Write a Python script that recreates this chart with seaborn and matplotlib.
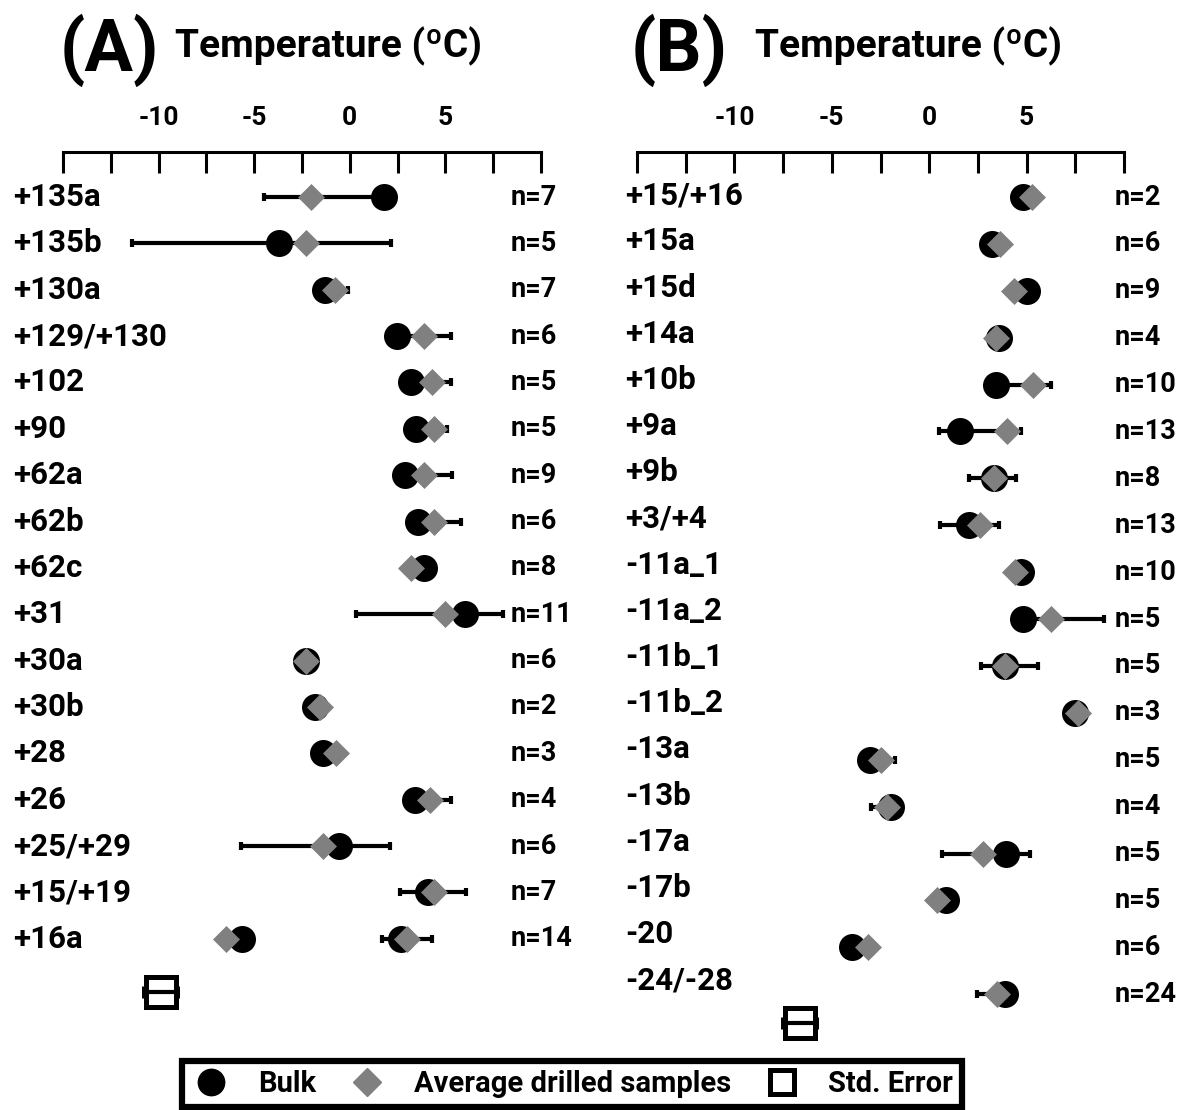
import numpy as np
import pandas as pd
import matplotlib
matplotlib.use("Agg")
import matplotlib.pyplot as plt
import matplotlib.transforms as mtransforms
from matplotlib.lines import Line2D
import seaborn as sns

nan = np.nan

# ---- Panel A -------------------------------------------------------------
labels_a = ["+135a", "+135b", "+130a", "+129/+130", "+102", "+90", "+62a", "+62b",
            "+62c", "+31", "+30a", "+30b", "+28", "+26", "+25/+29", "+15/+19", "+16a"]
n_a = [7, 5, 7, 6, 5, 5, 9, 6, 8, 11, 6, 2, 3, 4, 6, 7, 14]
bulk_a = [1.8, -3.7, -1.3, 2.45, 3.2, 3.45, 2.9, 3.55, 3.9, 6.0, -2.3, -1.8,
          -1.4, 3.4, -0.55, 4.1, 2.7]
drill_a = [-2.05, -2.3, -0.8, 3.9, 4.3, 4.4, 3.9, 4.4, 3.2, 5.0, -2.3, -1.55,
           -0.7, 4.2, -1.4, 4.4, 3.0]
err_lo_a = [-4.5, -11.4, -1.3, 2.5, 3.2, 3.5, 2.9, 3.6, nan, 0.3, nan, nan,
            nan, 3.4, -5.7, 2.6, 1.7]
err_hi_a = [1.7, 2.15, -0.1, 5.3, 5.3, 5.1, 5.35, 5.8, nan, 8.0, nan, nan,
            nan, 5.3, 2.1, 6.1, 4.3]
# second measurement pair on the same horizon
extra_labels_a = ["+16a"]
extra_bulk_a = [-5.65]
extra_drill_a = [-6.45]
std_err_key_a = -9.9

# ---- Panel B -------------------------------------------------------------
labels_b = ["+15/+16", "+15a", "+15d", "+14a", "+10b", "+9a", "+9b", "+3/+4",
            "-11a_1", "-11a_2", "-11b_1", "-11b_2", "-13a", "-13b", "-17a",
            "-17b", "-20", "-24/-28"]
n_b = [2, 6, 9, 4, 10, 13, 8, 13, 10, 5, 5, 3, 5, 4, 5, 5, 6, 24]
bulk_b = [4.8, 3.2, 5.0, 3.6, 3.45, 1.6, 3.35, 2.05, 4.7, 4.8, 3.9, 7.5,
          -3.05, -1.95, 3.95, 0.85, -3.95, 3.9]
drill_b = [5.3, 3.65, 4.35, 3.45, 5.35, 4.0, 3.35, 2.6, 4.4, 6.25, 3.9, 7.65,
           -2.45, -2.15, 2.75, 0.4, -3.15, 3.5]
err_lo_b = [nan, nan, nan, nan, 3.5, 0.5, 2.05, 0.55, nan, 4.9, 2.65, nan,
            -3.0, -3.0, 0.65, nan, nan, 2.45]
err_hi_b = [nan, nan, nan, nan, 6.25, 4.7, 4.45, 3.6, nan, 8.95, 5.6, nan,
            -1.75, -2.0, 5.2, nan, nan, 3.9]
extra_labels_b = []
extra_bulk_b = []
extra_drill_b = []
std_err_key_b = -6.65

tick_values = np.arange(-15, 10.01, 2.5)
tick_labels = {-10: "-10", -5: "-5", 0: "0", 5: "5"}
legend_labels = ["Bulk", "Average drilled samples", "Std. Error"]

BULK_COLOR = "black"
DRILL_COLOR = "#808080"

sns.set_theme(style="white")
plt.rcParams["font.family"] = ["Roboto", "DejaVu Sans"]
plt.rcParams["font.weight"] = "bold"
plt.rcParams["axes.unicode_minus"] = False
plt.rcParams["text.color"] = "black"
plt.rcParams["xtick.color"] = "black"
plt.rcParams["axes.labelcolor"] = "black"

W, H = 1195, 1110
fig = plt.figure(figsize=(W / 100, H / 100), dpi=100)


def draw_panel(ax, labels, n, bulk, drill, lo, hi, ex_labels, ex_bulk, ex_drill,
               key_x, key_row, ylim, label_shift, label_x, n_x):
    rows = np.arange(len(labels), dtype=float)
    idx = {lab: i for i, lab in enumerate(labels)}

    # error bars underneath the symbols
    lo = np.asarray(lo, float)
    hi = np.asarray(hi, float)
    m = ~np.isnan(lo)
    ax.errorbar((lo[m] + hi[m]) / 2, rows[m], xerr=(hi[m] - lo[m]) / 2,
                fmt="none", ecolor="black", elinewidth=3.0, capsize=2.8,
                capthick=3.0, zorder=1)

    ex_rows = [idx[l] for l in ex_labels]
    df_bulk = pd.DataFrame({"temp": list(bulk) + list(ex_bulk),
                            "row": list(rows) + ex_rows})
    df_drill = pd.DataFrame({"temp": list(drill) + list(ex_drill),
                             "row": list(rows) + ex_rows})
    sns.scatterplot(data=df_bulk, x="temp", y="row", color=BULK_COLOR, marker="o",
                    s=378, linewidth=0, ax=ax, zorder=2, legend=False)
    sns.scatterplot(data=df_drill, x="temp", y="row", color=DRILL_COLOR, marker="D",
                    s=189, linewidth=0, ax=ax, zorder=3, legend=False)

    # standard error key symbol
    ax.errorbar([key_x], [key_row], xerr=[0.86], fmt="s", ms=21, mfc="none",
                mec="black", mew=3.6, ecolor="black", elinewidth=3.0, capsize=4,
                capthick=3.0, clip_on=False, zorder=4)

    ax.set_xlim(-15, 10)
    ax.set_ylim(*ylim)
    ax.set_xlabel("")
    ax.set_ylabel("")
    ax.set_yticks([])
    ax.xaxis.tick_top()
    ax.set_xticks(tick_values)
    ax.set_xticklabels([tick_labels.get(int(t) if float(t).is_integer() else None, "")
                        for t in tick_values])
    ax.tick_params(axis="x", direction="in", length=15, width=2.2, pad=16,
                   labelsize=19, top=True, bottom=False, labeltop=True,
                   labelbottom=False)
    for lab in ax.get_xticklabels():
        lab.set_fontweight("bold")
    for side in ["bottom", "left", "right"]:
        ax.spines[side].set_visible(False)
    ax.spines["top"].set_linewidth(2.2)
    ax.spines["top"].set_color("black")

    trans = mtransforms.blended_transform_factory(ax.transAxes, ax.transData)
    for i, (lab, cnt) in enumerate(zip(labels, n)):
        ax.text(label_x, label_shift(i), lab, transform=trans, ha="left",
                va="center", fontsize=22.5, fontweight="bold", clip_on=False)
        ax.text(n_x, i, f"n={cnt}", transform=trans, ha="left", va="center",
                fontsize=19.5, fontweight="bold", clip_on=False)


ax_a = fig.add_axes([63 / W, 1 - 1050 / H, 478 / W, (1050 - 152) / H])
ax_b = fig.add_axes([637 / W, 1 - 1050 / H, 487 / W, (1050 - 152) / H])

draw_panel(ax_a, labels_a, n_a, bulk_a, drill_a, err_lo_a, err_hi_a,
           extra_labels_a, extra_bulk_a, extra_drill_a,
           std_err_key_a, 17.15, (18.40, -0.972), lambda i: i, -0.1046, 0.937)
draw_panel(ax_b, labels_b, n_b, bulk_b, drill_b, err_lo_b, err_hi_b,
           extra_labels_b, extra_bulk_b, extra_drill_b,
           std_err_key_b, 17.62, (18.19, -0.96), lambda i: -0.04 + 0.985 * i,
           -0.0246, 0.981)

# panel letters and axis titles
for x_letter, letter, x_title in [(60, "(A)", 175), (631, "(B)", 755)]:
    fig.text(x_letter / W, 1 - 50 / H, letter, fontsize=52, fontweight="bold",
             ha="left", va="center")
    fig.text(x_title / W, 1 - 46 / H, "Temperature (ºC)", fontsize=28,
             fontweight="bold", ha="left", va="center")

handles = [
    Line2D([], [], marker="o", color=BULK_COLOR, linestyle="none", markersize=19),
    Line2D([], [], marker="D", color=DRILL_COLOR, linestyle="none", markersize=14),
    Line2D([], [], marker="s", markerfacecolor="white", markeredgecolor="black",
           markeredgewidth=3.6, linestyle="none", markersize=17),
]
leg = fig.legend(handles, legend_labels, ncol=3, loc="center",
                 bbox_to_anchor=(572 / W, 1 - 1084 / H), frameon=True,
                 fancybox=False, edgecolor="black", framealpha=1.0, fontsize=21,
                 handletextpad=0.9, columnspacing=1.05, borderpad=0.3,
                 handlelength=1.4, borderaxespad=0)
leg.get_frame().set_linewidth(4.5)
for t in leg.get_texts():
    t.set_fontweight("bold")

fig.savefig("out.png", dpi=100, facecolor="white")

================================

The exercise
From the first line above to the line containing "std_err_key_b = -6.65", repeat each line exactly. Pictures stay out.

Exercise output
Write a Python script that recreates this chart with seaborn and matplotlib.
import numpy as np
import pandas as pd
import matplotlib
matplotlib.use("Agg")
import matplotlib.pyplot as plt
import matplotlib.transforms as mtransforms
from matplotlib.lines import Line2D
import seaborn as sns

nan = np.nan

# ---- Panel A -------------------------------------------------------------
labels_a = ["+135a", "+135b", "+130a", "+129/+130", "+102", "+90", "+62a", "+62b",
            "+62c", "+31", "+30a", "+30b", "+28", "+26", "+25/+29", "+15/+19", "+16a"]
n_a = [7, 5, 7, 6, 5, 5, 9, 6, 8, 11, 6, 2, 3, 4, 6, 7, 14]
bulk_a = [1.8, -3.7, -1.3, 2.45, 3.2, 3.45, 2.9, 3.55, 3.9, 6.0, -2.3, -1.8,
          -1.4, 3.4, -0.55, 4.1, 2.7]
drill_a = [-2.05, -2.3, -0.8, 3.9, 4.3, 4.4, 3.9, 4.4, 3.2, 5.0, -2.3, -1.55,
           -0.7, 4.2, -1.4, 4.4, 3.0]
err_lo_a = [-4.5, -11.4, -1.3, 2.5, 3.2, 3.5, 2.9, 3.6, nan, 0.3, nan, nan,
            nan, 3.4, -5.7, 2.6, 1.7]
err_hi_a = [1.7, 2.15, -0.1, 5.3, 5.3, 5.1, 5.35, 5.8, nan, 8.0, nan, nan,
            nan, 5.3, 2.1, 6.1, 4.3]
# second measurement pair on the same horizon
extra_labels_a = ["+16a"]
extra_bulk_a = [-5.65]
extra_drill_a = [-6.45]
std_err_key_a = -9.9

# ---- Panel B -------------------------------------------------------------
labels_b = ["+15/+16", "+15a", "+15d", "+14a", "+10b", "+9a", "+9b", "+3/+4",
            "-11a_1", "-11a_2", "-11b_1", "-11b_2", "-13a", "-13b", "-17a",
            "-17b", "-20", "-24/-28"]
n_b = [2, 6, 9, 4, 10, 13, 8, 13, 10, 5, 5, 3, 5, 4, 5, 5, 6, 24]
bulk_b = [4.8, 3.2, 5.0, 3.6, 3.45, 1.6, 3.35, 2.05, 4.7, 4.8, 3.9, 7.5,
          -3.05, -1.95, 3.95, 0.85, -3.95, 3.9]
drill_b = [5.3, 3.65, 4.35, 3.45, 5.35, 4.0, 3.35, 2.6, 4.4, 6.25, 3.9, 7.65,
           -2.45, -2.15, 2.75, 0.4, -3.15, 3.5]
err_lo_b = [nan, nan, nan, nan, 3.5, 0.5, 2.05, 0.55, nan, 4.9, 2.65, nan,
            -3.0, -3.0, 0.65, nan, nan, 2.45]
err_hi_b = [nan, nan, nan, nan, 6.25, 4.7, 4.45, 3.6, nan, 8.95, 5.6, nan,
            -1.75, -2.0, 5.2, nan, nan, 3.9]
extra_labels_b = []
extra_bulk_b = []
extra_drill_b = []
std_err_key_b = -6.65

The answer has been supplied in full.